Say what you like about Mark Zuckerberg but one thing is for certain, he has balls. Big, shiny brass ones. Here he is, the creator and CEO of the world’s largest media company. It has over 800 million users and…well you know the rest, you saw the film. So what does he do? He fundamentally changes the thing. He doesn’t rest on any laurels; he doesn’t sit back and count his billions. He listens to his community and he gives them what they want even if they don’t know what that is.
The changes announced at the annual F8 conference on Thursday are fundamental. Essentially he has allowed everyone to share what they are doing without having to use the Like button all the time. This means that you can now share what you are doing in short hand as well as where you are and what you actually like. But to entice you in to more sharing he has given the user a rationale to share. The timeline is your life stream, a compilation of everything you have done, everything you have said, everywhere you have been and every piece of content you have shared or has been shared with you.
The result?

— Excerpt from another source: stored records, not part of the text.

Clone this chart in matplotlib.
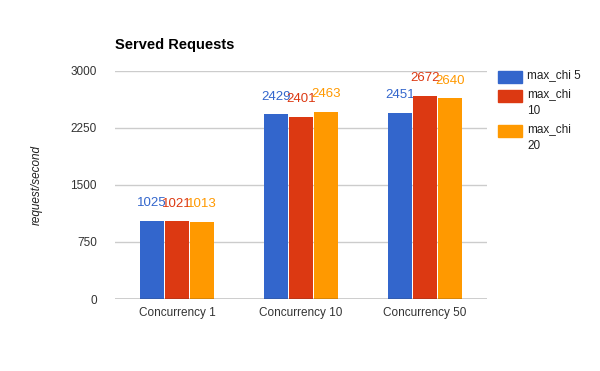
import matplotlib.pyplot as plt
import numpy as np
from matplotlib.patches import Rectangle

plt.rcParams['font.family'] = ['Liberation Sans', 'DejaVu Sans']

categories = ["Concurrency 1", "Concurrency 10", "Concurrency 50"]
series_names = ["max_chi 5", "max_chi\n10", "max_chi\n20"]
chi5 = [1025, 2429, 2451]
chi10 = [1021, 2401, 2672]
chi20 = [1013, 2463, 2640]
yticks = [0, 750, 1500, 2250, 3000]

colors = ["#3366cc", "#dc3912", "#ff9900"]

fig = plt.figure(figsize=(6, 3.71), dpi=100)
ax = fig.add_axes([115/600, 1-299/371, 372/600, 228/371])

x = np.arange(len(categories))
w = 0.2
for i, vals in enumerate([chi5, chi10, chi20]):
    pos = x + (i - 1) * w
    ax.bar(pos, vals, width=w - 0.008, color=colors[i], zorder=3)
    for p, v in zip(pos, vals):
        ax.annotate(str(v), (p, v), xytext=(0, 8.5), textcoords="offset points",
                    ha="center", va="bottom", fontsize=9.5, color=colors[i])

ax.set_xlim(-0.5, 2.5)
ax.set_ylim(0, 3000)
ax.set_yticks(yticks)
ax.set_yticklabels([str(t) for t in yticks])
ax.set_xticks(x)
ax.set_xticklabels(categories)
ax.tick_params(length=0, labelsize=8.5, colors="#333333")
ax.tick_params(axis="y", pad=13)
ax.tick_params(axis="x", pad=6)
ax.grid(axis="y", color="#cccccc", linewidth=1, zorder=0)
for s in ax.spines.values():
    s.set_visible(False)
ax.axhline(0, color="#333333", linewidth=1, zorder=4)

fig.text(115/600, 1-45/371, "Served Requests", fontsize=10.5, fontweight="bold",
         ha="left", va="center", color="#000000")
fig.text(37/600, 1-185/371, "request/second", rotation=90, fontstyle="italic",
         fontsize=8.5, ha="center", va="center", color="#222222")

# legend
leg_y = [71, 90, 125]
for i, name in enumerate(series_names):
    fig.add_artist(Rectangle((498/600, 1-(leg_y[i]+12)/371), 24/600, 12/371,
                             transform=fig.transFigure, color=colors[i]))
    fig.text(527/600, 1-(leg_y[i]-2)/371, name, fontsize=8.5, ha="left", va="top",
             color="#222222", linespacing=1.55)

fig.savefig("out.png", dpi=100)
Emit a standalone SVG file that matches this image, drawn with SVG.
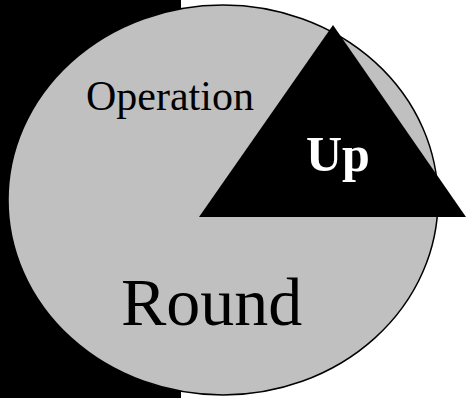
<svg xmlns="http://www.w3.org/2000/svg" width="466" height="398" viewBox="0 0 466 398">
<style>
text{font-family:"Liberation Serif","Times New Roman",serif;}
</style>
<rect width="466" height="398" fill="#fff"/>
<rect id="bar" x="0" y="0" width="181" height="398" fill="#000"/>
<g id="round">
<ellipse cx="223" cy="200" rx="215" ry="195" fill="#c0c0c0" stroke="#000" stroke-width="1.5"/>
<text x="121" y="325" font-size="68" fill="#000">Round</text>
</g>
<g id="operation">
<text x="86" y="110" font-size="42" fill="#000">Operation</text>
</g>
<g id="up">
<polygon points="333,25 199,217 466,217" fill="#000"/>
<text x="306" y="171" font-size="50" font-weight="bold" fill="#fff">Up</text>
</g>
<g id="connectors"/>
</svg>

Well, it’s 800 million people doing a damn good impression of the book 1984. But also, it is a far more engaging experience. The banal and often annoying shares will start to fade away and you can start to have a more real and enjoyable multi-media experience prompted by the people you connect with.
For the marketers on Facebook this presents new challenges and new opportunities. For the brands that went with the broadcast mentality of “How many
people can we reach with a share?” strategy, you have a problem. Spammy updates and non relevant ones are confined to a secondary news feed on the top right. Only the updates that have content and are deemed relevant by both Facebook and the user will get life on the main update page. This means you have to be good. This means you have to have actual relevance to the user. Spam is dead.
“The Zuck” has made a hell of a move. One that could end any competitor’s reach into the market. To survive in this space any longer Google+ will need some real innovation…..and some big brass balls.